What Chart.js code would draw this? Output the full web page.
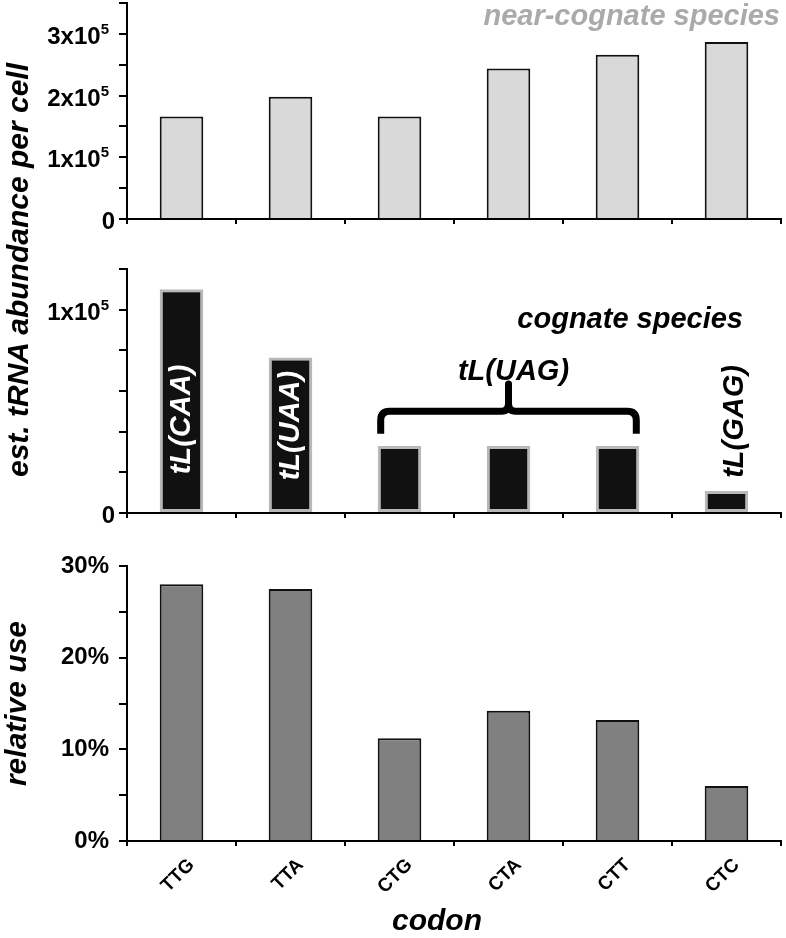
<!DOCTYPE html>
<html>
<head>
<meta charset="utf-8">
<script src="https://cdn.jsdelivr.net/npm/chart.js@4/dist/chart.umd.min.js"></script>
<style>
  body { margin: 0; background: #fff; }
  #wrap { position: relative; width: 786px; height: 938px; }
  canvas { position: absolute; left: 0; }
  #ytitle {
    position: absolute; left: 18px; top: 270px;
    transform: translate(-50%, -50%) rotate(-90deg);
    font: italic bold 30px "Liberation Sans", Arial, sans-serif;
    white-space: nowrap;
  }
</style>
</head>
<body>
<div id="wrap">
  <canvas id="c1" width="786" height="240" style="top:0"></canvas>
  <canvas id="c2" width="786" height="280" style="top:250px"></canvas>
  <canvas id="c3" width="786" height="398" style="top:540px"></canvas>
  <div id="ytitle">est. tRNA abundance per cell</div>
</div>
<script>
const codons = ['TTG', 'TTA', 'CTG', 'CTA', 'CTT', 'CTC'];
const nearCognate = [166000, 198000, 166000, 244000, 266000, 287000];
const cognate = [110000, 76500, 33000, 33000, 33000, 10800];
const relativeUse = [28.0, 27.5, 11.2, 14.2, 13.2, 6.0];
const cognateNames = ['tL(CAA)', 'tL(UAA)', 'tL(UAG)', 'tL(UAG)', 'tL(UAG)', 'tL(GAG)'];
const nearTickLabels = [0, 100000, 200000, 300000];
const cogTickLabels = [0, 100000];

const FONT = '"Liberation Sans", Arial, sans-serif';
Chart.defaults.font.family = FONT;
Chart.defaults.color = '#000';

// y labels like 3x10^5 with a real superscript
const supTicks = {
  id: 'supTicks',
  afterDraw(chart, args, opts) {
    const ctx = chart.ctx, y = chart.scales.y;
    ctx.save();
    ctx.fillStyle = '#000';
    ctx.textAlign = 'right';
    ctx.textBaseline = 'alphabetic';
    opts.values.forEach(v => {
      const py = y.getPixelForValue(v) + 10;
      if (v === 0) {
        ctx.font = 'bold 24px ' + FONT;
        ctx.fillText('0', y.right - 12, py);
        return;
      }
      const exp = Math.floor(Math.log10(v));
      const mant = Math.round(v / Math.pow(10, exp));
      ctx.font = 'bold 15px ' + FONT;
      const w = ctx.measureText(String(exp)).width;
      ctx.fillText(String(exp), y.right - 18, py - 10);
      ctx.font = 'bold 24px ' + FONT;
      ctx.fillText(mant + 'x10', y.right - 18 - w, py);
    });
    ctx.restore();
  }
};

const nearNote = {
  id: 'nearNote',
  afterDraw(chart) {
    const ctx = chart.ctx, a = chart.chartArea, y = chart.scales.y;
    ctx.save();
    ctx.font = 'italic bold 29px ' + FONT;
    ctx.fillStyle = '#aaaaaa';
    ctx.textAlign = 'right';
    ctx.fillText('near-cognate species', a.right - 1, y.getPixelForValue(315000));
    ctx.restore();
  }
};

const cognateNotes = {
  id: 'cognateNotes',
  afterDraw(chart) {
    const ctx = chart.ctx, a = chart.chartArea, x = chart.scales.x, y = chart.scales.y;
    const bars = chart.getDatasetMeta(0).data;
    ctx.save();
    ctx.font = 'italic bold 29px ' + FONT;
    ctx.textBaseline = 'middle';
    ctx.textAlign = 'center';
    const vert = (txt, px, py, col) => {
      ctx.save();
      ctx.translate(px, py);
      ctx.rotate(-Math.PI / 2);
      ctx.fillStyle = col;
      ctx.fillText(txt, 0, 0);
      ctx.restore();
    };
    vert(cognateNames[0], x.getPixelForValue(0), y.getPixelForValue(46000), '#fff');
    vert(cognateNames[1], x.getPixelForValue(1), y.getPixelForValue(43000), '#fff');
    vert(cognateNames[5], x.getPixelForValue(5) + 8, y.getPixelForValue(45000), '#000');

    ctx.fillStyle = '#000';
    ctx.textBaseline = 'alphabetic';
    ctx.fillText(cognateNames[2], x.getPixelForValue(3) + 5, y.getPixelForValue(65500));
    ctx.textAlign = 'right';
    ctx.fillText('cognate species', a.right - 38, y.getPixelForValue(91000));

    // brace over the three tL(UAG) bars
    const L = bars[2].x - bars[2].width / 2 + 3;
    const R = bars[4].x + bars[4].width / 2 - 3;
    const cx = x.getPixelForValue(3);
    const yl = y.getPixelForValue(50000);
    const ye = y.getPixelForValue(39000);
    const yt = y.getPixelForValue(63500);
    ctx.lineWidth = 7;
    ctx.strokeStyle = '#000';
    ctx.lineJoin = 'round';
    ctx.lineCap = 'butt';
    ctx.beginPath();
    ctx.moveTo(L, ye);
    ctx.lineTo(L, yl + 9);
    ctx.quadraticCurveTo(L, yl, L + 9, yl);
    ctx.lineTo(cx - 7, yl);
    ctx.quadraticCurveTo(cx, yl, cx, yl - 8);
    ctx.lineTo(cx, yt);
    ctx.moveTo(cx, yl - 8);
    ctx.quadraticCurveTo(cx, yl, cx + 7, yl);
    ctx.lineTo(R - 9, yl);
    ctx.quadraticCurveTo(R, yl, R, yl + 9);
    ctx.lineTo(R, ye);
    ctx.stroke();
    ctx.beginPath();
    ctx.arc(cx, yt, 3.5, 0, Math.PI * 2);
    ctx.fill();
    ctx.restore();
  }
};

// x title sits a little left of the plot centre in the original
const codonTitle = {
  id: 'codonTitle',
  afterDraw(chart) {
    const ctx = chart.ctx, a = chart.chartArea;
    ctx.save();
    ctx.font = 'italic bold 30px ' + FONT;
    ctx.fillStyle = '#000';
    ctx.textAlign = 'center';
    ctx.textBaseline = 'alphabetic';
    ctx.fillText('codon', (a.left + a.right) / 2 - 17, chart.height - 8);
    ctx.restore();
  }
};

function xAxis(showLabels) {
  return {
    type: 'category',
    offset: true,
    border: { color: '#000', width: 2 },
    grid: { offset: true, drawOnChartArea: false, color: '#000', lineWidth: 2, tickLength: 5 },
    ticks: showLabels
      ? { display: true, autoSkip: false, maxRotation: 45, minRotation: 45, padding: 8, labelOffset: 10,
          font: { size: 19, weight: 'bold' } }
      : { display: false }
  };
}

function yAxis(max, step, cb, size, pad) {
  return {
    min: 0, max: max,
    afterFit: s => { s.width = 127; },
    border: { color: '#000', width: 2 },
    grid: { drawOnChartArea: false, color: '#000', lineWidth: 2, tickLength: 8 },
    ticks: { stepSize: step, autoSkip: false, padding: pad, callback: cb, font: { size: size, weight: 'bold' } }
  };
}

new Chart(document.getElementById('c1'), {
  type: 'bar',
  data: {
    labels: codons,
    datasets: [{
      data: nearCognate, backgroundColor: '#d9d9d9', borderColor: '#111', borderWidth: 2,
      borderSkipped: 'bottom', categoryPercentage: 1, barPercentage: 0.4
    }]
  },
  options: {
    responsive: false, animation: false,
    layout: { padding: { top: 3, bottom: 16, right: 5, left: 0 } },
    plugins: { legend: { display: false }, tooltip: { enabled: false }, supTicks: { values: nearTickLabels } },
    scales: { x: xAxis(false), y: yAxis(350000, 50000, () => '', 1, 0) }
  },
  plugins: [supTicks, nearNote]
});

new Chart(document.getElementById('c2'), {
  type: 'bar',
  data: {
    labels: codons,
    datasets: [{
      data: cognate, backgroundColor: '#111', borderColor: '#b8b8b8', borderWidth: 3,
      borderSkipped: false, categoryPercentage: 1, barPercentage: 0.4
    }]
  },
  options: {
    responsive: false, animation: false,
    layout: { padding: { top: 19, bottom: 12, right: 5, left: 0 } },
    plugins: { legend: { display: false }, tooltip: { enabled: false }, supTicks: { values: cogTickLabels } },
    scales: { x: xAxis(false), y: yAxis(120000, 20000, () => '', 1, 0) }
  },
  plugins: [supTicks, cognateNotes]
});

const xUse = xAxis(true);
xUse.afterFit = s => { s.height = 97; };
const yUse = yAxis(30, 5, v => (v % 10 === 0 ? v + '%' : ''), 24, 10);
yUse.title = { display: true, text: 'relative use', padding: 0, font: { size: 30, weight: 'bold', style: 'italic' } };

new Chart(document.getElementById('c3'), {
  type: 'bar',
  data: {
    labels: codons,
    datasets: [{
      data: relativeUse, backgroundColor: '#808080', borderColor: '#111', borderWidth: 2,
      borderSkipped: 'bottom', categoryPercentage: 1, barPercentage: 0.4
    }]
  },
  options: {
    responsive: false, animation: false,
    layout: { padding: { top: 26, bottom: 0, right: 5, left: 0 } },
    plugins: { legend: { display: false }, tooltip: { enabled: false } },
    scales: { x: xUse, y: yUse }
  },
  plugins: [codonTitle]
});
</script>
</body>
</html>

▬▬▬▬▬▬

Problem requirements:
Reproduce the data above word for word from its first line through the line that holds "Chart.defaults.color = '#000';", both ends included; skip pictures.

Complete output:
What Chart.js code would draw this? Output the full web page.
<!DOCTYPE html>
<html>
<head>
<meta charset="utf-8">
<script src="https://cdn.jsdelivr.net/npm/chart.js@4/dist/chart.umd.min.js"></script>
<style>
  body { margin: 0; background: #fff; }
  #wrap { position: relative; width: 786px; height: 938px; }
  canvas { position: absolute; left: 0; }
  #ytitle {
    position: absolute; left: 18px; top: 270px;
    transform: translate(-50%, -50%) rotate(-90deg);
    font: italic bold 30px "Liberation Sans", Arial, sans-serif;
    white-space: nowrap;
  }
</style>
</head>
<body>
<div id="wrap">
  <canvas id="c1" width="786" height="240" style="top:0"></canvas>
  <canvas id="c2" width="786" height="280" style="top:250px"></canvas>
  <canvas id="c3" width="786" height="398" style="top:540px"></canvas>
  <div id="ytitle">est. tRNA abundance per cell</div>
</div>
<script>
const codons = ['TTG', 'TTA', 'CTG', 'CTA', 'CTT', 'CTC'];
const nearCognate = [166000, 198000, 166000, 244000, 266000, 287000];
const cognate = [110000, 76500, 33000, 33000, 33000, 10800];
const relativeUse = [28.0, 27.5, 11.2, 14.2, 13.2, 6.0];
const cognateNames = ['tL(CAA)', 'tL(UAA)', 'tL(UAG)', 'tL(UAG)', 'tL(UAG)', 'tL(GAG)'];
const nearTickLabels = [0, 100000, 200000, 300000];
const cogTickLabels = [0, 100000];

const FONT = '"Liberation Sans", Arial, sans-serif';
Chart.defaults.font.family = FONT;
Chart.defaults.color = '#000';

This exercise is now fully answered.